Built by German-based Siemens, the ICE-3 train, is the latest design to leave the manufacturer's HQ and is also the first non-French built train to operate through the Channel Tunnel. Eurostar's Class 373s being of French manufacture (Alstrom) and along HS1, Southeastern's Class 395 Javelins having a Japanese origin (Hitatchi).
However, the ICE-3's journey, operated by DB Schenker, commenced last Wednesday. Then, the train operated through Belgium and France where it entered the Channel Tunnel at 18mph, while mechanics and other technical officials monitored the train's progress. Once inside the tunnel, the train stopped and reversed back into France after a reported 10 minutes.
One of the sticking points encountered and hopefully to be overcome, is the length of the train (200m) being about half that of a standard Eurostar set (400m). The problem concerns the nearest emergency exit within the Tunnel in case of evacuation.
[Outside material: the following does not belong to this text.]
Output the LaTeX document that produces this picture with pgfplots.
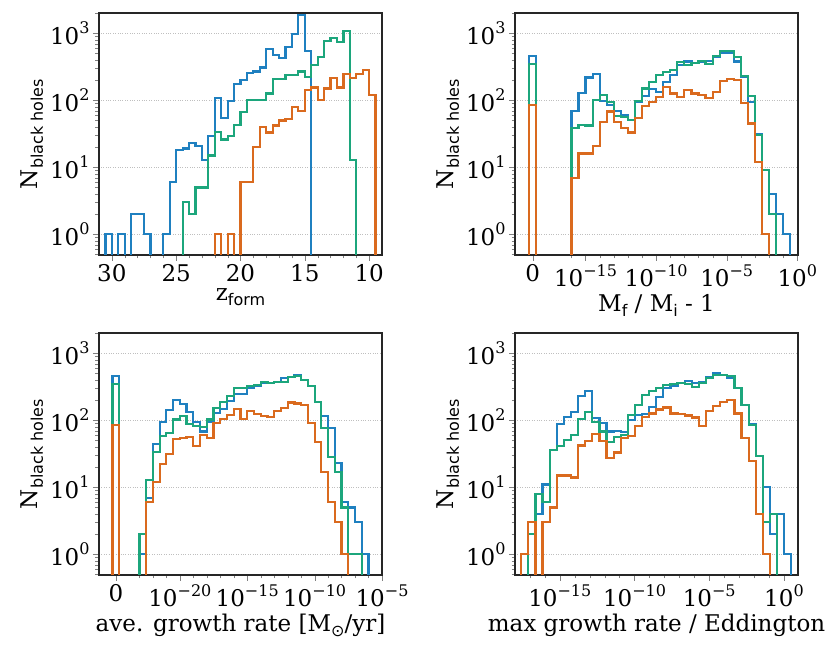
\documentclass[border=0pt]{standalone}
\usepackage{fontspec}
\setmainfont{DejaVu Serif}
\setsansfont{DejaVu Sans}
\usepackage{pgfplots}
\pgfplotsset{compat=1.18}

\definecolor{cblue}{HTML}{1F80C0}
\definecolor{cgreen}{HTML}{1CA67C}
\definecolor{corange}{HTML}{DA6A1E}

\newcommand{\sups}[1]{\raisebox{0.45em}{\fontsize{16}{16}\selectfont #1}}
\newcommand{\subs}[1]{\raisebox{-0.22em}{\fontsize{16}{16}\selectfont\sffamily #1}}

% options shared by all four panels (log y via semilogyaxis)
\pgfplotsset{
  scale only axis, width=283pt, height=242pt,
  ymin=0.49, ymax=2010,
  ytick={1,10,100,1000},
  yticklabels={10\sups{0},10\sups{1},10\sups{2},10\sups{3}},
  minor ytick={0.5,0.6,0.7,0.8,0.9,2,3,4,5,6,7,8,9,20,30,40,50,60,70,80,90,200,300,400,500,600,700,800,900,2000},
  ymajorgrids,
  major grid style={dotted, black!25, line width=0.7pt},
  axis line style={line width=1.1pt, black!85},
  major tick length=6pt, minor tick length=3.5pt,
  tick align=outside, tick pos=left,
  tick label style={font=\fontsize{23}{27}\selectfont},
  label style={font=\fontsize{23}{27}\selectfont},
  ylabel={N\subs{black holes}},
  every axis plot/.append style={const plot mark left, line width=2.2pt},
}

\begin{document}
\begin{tikzpicture}
\path[use as bounding box] (0,0) rectangle (830pt,653pt);

% formation redshift
\begin{semilogyaxis}[at={(99pt,398pt)}, anchor=south west, xmin=9, xmax=31, x dir=reverse,
  xtick={10,15,20,25,30}, xticklabels={10,15,20,25,30},
  minor xtick={11,12,13,14,16,17,18,19,21,22,23,24,26,27,28,29},
  xlabel={z\subs{form}}]
\addplot[cblue] coordinates {(30.5,0.001) (30.5,1) (30,0.001) (29.5,1) (29,0.001) (28.5,2) (28,2) (27.5,1) (27,0.001) (26.5,0.001) (26,1) (25.5,6) (25,18) (24.5,19) (24,23) (23.5,21) (23,13) (22.5,29) (22,109) (21.5,55) (21,97) (20.5,173) (20,200) (19.5,255) (19,268) (18.5,308) (18,585) (17.5,474) (17,424) (16.5,617) (16,977) (15.5,1880) (15,550) (14.5,0.001)};
\addplot[cgreen] coordinates {(24.5,0.001) (24.5,3) (24,2) (23.5,5) (23,5) (22.5,15) (22,34) (21.5,26) (21,29) (20.5,43) (20,66) (19.5,100) (19,100) (18.5,100) (18,126) (17.5,206) (17,206) (16.5,236) (16,236) (15.5,268) (15,220) (14.5,337) (14,437) (13.5,777) (13,842) (12.5,734) (12,1070) (11.5,13) (11,0.001)};
\addplot[corange] coordinates {(22,0.001) (22,1) (21.5,0.001) (21,1) (20.5,0.001) (20,6) (19.5,6) (19,20) (18.5,40) (18,33) (17.5,42) (17,50) (16.5,52) (16,79) (15.5,69) (15,142) (14.5,155) (14,100) (13.5,150) (13,213) (12.5,155) (12,246) (11.5,213) (11,244) (10.5,283) (10,120) (9.5,0.001)};
\end{semilogyaxis}

% fractional mass growth
\begin{semilogyaxis}[at={(515pt,398pt)}, anchor=south west, xmin=-20, xmax=0.05,
  xtick={-18.75,-15,-10,-5,0},
  xticklabels={0,10\sups{−15},10\sups{−10},10\sups{−5},10\sups{0}},
  minor xtick={-16,-14,-13,-12,-11,-9,-8,-7,-6,-4,-3,-2,-1},
  xlabel={M\subs{f} / M\subs{i} - 1}]
\addplot[cblue] coordinates {(-19,0.001) (-19,464) (-18.5,0.001) (-16,69) (-15.5,129) (-15,219) (-14.5,247) (-14,97) (-13.5,85) (-13,69) (-12.5,60) (-12,51) (-11.5,95) (-11,117) (-10.5,147) (-10,134) (-9.5,185) (-9,240) (-8.5,337) (-8,378) (-7.5,365) (-7,378) (-6.5,388) (-6,448) (-5.5,514) (-5,514) (-4.5,378) (-4,226) (-3.5,95) (-3,31) (-2.5,9) (-2,4) (-1.5,2) (-1,1) (-0.5,0.001)};
\addplot[cgreen] coordinates {(-19,0.001) (-19,345) (-18.5,0.001) (-16,39) (-15.5,43) (-15,42) (-14.5,100) (-14,120) (-13.5,93) (-13,58) (-12.5,57) (-12,51) (-11.5,97) (-11,150) (-10.5,185) (-10,240) (-9.5,268) (-9,283) (-8.5,370) (-8,336) (-7.5,356) (-7,388) (-6.5,346) (-6,463) (-5.5,551) (-5,551) (-4.5,448) (-4,231) (-3.5,117) (-3,30) (-2.5,9) (-2,2) (-1.5,0.001)};
\addplot[corange] coordinates {(-19,0.001) (-19,85) (-18.5,0.001) (-16,7) (-15.5,16) (-15,16) (-14.5,21) (-14,47) (-13.5,68) (-13,47) (-12.5,39) (-12,33) (-11.5,55) (-11,83) (-10.5,95) (-10,113) (-9.5,159) (-9,126) (-8.5,112) (-8,142) (-7.5,126) (-7,120) (-6.5,109) (-6,134) (-5.5,195) (-5,208) (-4.5,200) (-4,91) (-3.5,45) (-3,12) (-2.5,1) (-2,0.001)};
\end{semilogyaxis}

% average growth rate
\begin{semilogyaxis}[at={(99pt,78pt)}, anchor=south west, xmin=-26, xmax=-5,
  xtick={-24.75,-20,-15,-10,-5},
  xticklabels={0,10\sups{−20},10\sups{−15},10\sups{−10},10\sups{−5}},
  minor xtick={-23,-22,-21,-19,-18,-17,-16,-14,-13,-12,-11,-9,-8,-7,-6},
  xlabel={ave. growth rate [M\subs{⊙}/yr]}]
\addplot[cblue] coordinates {(-25,0.001) (-25,464) (-24.5,0.001) (-23,1) (-22.5,7) (-22,44) (-21.5,95) (-21,142) (-20.5,200) (-20,173) (-19.5,132) (-19,93) (-18.5,68) (-18,93) (-17.5,127) (-17,147) (-16.5,195) (-16,247) (-15.5,250) (-15,300) (-14.5,329) (-14,356) (-13.5,356) (-13,370) (-12.5,424) (-12,448) (-11.5,475) (-11,400) (-10.5,326) (-10,185) (-9.5,116) (-9,76) (-8.5,23) (-8,6) (-7.5,5) (-7,3) (-6.5,1) (-6,0.001)};
\addplot[cgreen] coordinates {(-25,0.001) (-25,345) (-24.5,0.001) (-23,2) (-22.5,13) (-22,34) (-21.5,59) (-21,65) (-20.5,103) (-20,117) (-19.5,89) (-19,83) (-18.5,80) (-18,103) (-17.5,154) (-17,190) (-16.5,233) (-16,300) (-15.5,300) (-15,326) (-14.5,336) (-14,370) (-13.5,365) (-13,370) (-12.5,370) (-12,448) (-11.5,463) (-11,400) (-10.5,326) (-10,185) (-9.5,76) (-9,28) (-8.5,17) (-8,5) (-7.5,1) (-7,1) (-6.5,0.001)};
\addplot[corange] coordinates {(-25,0.001) (-25,85) (-24.5,0.001) (-22.5,6) (-22,12) (-21.5,22) (-21,31) (-20.5,52) (-20,55) (-19.5,57) (-19,41) (-18.5,60) (-18,54) (-17.5,91) (-17,105) (-16.5,120) (-16,147) (-15.5,105) (-15,137) (-14.5,123) (-14,117) (-13.5,113) (-13,137) (-12.5,154) (-12,184) (-11.5,178) (-11,169) (-10.5,91) (-10,47) (-9.5,17) (-9,6) (-8.5,3) (-8,1) (-7.5,0.001)};
\end{semilogyaxis}

% maximum Eddington ratio
\begin{semilogyaxis}[at={(515pt,78pt)}, anchor=south west, xmin=-18, xmax=0.94,
  xtick={-15,-10,-5,0},
  xticklabels={10\sups{−15},10\sups{−10},10\sups{−5},10\sups{0}},
  minor xtick={-17,-16,-14,-13,-12,-11,-9,-8,-7,-6,-4,-3,-2,-1},
  xlabel={max growth rate / Eddington}]
\addplot[cblue] coordinates {(-16.629,0.001) (-16.629,4) (-16.154,11) (-15.678,36) (-15.203,89) (-14.727,113) (-14.252,134) (-13.776,230) (-13.301,275) (-12.825,107) (-12.350,90) (-11.874,68) (-11.399,69) (-10.923,66) (-10.448,100) (-9.972,120) (-9.497,123) (-9.021,158) (-8.546,220) (-8.070,300) (-7.595,326) (-7.119,356) (-6.644,388) (-6.168,356) (-5.693,370) (-5.217,448) (-4.742,503) (-4.266,475) (-3.791,424) (-3.315,307) (-2.840,170) (-2.364,87) (-1.889,29) (-1.413,10) (-0.938,2) (-0.462,4) (0.013,1) (0.489,0.001)};
\addplot[cgreen] coordinates {(-17.105,0.001) (-17.105,2) (-16.629,8) (-16.154,6) (-15.678,36) (-15.203,41) (-14.727,51) (-14.252,61) (-13.776,105) (-13.301,134) (-12.825,95) (-12.350,68) (-11.874,48) (-11.399,57) (-10.923,61) (-10.448,120) (-9.972,170) (-9.497,240) (-9.021,270) (-8.546,300) (-8.070,336) (-7.595,346) (-7.119,356) (-6.644,346) (-6.168,317) (-5.693,356) (-5.217,424) (-4.742,475) (-4.266,475) (-3.791,463) (-3.315,307) (-2.840,170) (-2.364,85) (-1.889,29) (-1.413,3) (-0.938,4) (-0.462,0.001)};
\addplot[corange] coordinates {(-17.580,0.001) (-17.580,1) (-17.105,3) (-16.629,0.001) (-16.154,3) (-15.678,5) (-15.203,15) (-14.727,15) (-14.252,14) (-13.776,42) (-13.301,49) (-12.825,63) (-12.350,49) (-11.874,27) (-11.399,33) (-10.923,54) (-10.448,59) (-9.972,83) (-9.497,113) (-9.021,126) (-8.546,145) (-8.070,155) (-7.595,126) (-7.119,123) (-6.644,118) (-6.168,110) (-5.693,83) (-5.217,137) (-4.742,163) (-4.266,185) (-3.791,200) (-3.315,126) (-2.840,55) (-2.364,25) (-1.889,4) (-1.413,1) (-0.938,0.001)};
\end{semilogyaxis}
\end{tikzpicture}
\end{document}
With Eurostar's '373s' being so lengthy, at either end of the train evacuees will not need to walk more than a few yards to reach an exit. With the ICE-3 being half the length of a '373' the walking distance increases considerably.
This is likely to be put to the test over Saturday night when we understand the Tunnel will be used to test evacuation processes and other safety procedures that are a mandatory requirement when under the English Channel. The train is expected to be hauled to London St. Pancras on Tuesday, where an invited audience will be able to witness its arrival. We believe the train will be stabled there overnight to attract as much publicity as possible, before returning to Germany the following day (20 October).
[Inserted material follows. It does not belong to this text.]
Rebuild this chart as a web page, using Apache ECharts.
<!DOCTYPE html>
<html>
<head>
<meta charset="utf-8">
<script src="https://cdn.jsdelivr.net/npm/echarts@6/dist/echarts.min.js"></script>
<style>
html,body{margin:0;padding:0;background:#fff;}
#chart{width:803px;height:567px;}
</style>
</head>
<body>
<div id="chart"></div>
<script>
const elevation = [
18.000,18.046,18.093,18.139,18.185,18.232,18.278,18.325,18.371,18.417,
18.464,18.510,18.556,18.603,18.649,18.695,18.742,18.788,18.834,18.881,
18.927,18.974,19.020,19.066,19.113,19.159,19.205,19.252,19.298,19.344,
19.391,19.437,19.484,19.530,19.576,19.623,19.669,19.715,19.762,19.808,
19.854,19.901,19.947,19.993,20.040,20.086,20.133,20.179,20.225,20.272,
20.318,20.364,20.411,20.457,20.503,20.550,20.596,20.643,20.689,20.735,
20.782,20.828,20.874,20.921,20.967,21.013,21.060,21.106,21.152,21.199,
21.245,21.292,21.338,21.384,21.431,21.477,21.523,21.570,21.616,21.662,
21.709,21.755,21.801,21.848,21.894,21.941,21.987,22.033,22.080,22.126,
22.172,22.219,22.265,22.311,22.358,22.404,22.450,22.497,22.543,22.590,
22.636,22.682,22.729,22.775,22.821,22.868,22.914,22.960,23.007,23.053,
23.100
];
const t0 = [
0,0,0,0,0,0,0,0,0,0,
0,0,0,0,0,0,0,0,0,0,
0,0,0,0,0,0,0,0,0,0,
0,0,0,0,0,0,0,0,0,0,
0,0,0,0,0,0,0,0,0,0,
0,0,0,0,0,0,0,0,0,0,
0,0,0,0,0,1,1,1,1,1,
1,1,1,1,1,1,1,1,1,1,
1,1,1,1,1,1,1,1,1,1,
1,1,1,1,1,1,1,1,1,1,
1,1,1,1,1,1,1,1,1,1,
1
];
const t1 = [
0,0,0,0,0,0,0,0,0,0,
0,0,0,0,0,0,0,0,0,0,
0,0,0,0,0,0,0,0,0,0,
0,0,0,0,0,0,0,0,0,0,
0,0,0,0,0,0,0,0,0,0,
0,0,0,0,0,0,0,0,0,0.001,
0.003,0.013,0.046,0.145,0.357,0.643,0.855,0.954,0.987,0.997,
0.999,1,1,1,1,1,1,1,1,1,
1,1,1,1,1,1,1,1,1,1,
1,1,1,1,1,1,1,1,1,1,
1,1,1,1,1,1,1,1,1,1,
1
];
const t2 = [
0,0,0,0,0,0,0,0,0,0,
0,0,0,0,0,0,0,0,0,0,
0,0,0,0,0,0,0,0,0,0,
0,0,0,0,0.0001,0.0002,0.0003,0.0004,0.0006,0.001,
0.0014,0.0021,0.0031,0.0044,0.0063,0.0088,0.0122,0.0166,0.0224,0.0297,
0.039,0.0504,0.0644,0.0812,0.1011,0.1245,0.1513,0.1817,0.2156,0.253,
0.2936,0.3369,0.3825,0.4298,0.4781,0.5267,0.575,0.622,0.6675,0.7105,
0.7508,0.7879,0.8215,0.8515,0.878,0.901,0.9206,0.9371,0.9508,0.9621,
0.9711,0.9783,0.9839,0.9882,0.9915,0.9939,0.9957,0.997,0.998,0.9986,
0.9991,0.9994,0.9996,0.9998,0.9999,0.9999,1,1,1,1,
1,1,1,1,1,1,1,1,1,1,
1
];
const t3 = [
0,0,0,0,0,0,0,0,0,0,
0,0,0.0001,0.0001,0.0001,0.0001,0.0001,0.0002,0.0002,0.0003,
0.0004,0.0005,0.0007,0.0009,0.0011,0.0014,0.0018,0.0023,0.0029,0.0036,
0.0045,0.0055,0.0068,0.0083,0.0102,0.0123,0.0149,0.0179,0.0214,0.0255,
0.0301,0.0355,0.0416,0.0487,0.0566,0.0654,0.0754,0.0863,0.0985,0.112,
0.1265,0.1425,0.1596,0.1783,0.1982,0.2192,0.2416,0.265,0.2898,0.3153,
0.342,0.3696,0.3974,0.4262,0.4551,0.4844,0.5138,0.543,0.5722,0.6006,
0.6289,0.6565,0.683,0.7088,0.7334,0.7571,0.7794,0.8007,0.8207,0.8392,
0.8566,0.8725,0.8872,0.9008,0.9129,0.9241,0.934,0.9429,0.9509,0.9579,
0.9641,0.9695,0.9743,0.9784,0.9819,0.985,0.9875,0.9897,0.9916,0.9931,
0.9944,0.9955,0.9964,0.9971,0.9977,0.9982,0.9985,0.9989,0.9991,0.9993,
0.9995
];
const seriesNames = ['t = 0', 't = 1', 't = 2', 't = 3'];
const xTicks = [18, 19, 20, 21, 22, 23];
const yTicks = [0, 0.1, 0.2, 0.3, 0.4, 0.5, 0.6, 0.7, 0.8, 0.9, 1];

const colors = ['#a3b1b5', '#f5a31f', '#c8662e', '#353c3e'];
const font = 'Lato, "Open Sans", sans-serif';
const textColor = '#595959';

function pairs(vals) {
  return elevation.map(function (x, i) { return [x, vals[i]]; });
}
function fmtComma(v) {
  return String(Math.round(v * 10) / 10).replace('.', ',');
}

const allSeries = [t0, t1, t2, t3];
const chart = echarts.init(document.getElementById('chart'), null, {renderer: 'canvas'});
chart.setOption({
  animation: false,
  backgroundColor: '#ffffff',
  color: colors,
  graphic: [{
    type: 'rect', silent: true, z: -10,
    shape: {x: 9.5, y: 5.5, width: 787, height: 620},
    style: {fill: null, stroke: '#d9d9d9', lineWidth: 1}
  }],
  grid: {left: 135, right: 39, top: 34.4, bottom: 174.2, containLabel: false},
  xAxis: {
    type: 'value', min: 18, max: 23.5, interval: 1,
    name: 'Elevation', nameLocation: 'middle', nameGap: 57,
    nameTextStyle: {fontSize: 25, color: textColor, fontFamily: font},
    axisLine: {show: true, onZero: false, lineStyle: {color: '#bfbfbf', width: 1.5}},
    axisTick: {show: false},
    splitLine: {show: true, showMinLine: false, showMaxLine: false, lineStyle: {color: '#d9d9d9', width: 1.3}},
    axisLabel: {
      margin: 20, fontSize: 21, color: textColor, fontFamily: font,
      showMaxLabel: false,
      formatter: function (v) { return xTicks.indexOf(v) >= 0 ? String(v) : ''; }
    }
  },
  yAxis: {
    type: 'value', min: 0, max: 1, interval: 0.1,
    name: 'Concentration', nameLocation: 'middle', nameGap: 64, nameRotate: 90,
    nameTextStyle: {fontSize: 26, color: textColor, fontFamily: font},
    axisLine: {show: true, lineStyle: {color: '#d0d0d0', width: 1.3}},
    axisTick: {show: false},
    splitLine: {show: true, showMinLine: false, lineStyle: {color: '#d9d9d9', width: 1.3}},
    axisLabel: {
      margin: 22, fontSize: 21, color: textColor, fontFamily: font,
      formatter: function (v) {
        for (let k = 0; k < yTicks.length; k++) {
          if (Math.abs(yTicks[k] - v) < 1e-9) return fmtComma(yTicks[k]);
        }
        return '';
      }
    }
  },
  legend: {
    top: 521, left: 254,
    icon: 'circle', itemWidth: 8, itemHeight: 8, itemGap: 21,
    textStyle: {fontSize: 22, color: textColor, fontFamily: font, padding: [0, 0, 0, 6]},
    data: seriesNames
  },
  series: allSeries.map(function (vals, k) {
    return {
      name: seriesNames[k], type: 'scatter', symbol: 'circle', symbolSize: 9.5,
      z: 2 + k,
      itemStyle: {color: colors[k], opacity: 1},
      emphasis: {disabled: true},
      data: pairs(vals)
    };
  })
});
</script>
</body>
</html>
The ICE-3 test is two-fold: the Alstrom-built Eurostar '373s' are due to be replaced soon. These stalwarts, based on the French TGV model, are past their best and the condition of the exteriors does the ambiance within no favours at all!! Siemens hopes that in addition to DB Schenker purchasing similar examples for planned Frankfurt trains by 2013, it will receive an order from Eurostar to replace its '373s' using two ICEs coupled together, which would rival the total length of today's '373s' operated by Eurostar (400m) and thus overcome the length issue.
DB Schenker, who would operate any trains operating an Anglo-German route, has additionally expressed an interest in operating services to/from the London Olympics, although we've since heard that if this was to occur, services would not call at Stratford International as the station has been deemed too small for all but Southeastern's dedicated shuttle service.
It is a fascinating time. For too long one company has had the sole right to operate along HS1 and through the Channel Tunnel. Opening the route within the UK to Southeastern did not affect Eurostar since journeys within England are not permitted on its services. While DB Schenker has shown no appetite to operate competing trains to/from Paris, it does intend to serve Germany, its own country of origin, and with more destinations from which to choose, Paris and Brussels may proportionately lose out.
London-Frankfurt is one such journey being considered by DB Schenker, which it hopes to operate by 2013. With German efficiency being as it is, could an earlier start date be considered? The bureaucracy concerning passage through the Channel Tunnel has made the news lately, being cited as a major hurdle. Many believe this to be the French simply stalling. Undoubtedly, the whole process would be far simpler if the Channel Tunnel linked England with Belgium.
*UPDATE* From Justin: The ICE4 Class 407 will be the train DB Schenker will operate through the Channel Tunnel. The timetable for services to Germany will be revealed on 19th October when the ICE3 arrives at St. Pancras.
*UPDATE* From Fred: The Eurotunnel shuttle locomotives and the Class 92 freight locos were built in the UK by Brush. The Class 373s are not being replaced yet, indeed Eurostar has just announced a refurbishment valued at around EUR100m. The recently-announced Eurostar Velaros (ICE is a DB brand) will be in addition to the 373s.
LEYTR Update: It seems that Brush-built Class 319s have indeed passed through the Channel Tunnel. The following from Wikipedia:
Units 319008 and 319009 are notable for two reasons:
- On 10 December 1993 they travelled through the Channel Tunnel to Calais-Fréthun and back with a party of invited guests, after the construction consortium TransManche Link (who were responsible for the construction of the Tunnel) had transferred responsibility for operations and management over to Eurotunnel. Their pantographs were modified at Chart Leacon depot in Ashford beforehand. For the subsequent "Folkestone 1994" event, which saw the first paying members of the public taken into the tunnel by train, units 319008 and 319009 were named "Cheriton" and "Coquelles" respectively, and plaques adorned with the Union Flag and Tricolor were installed on their motor carriages.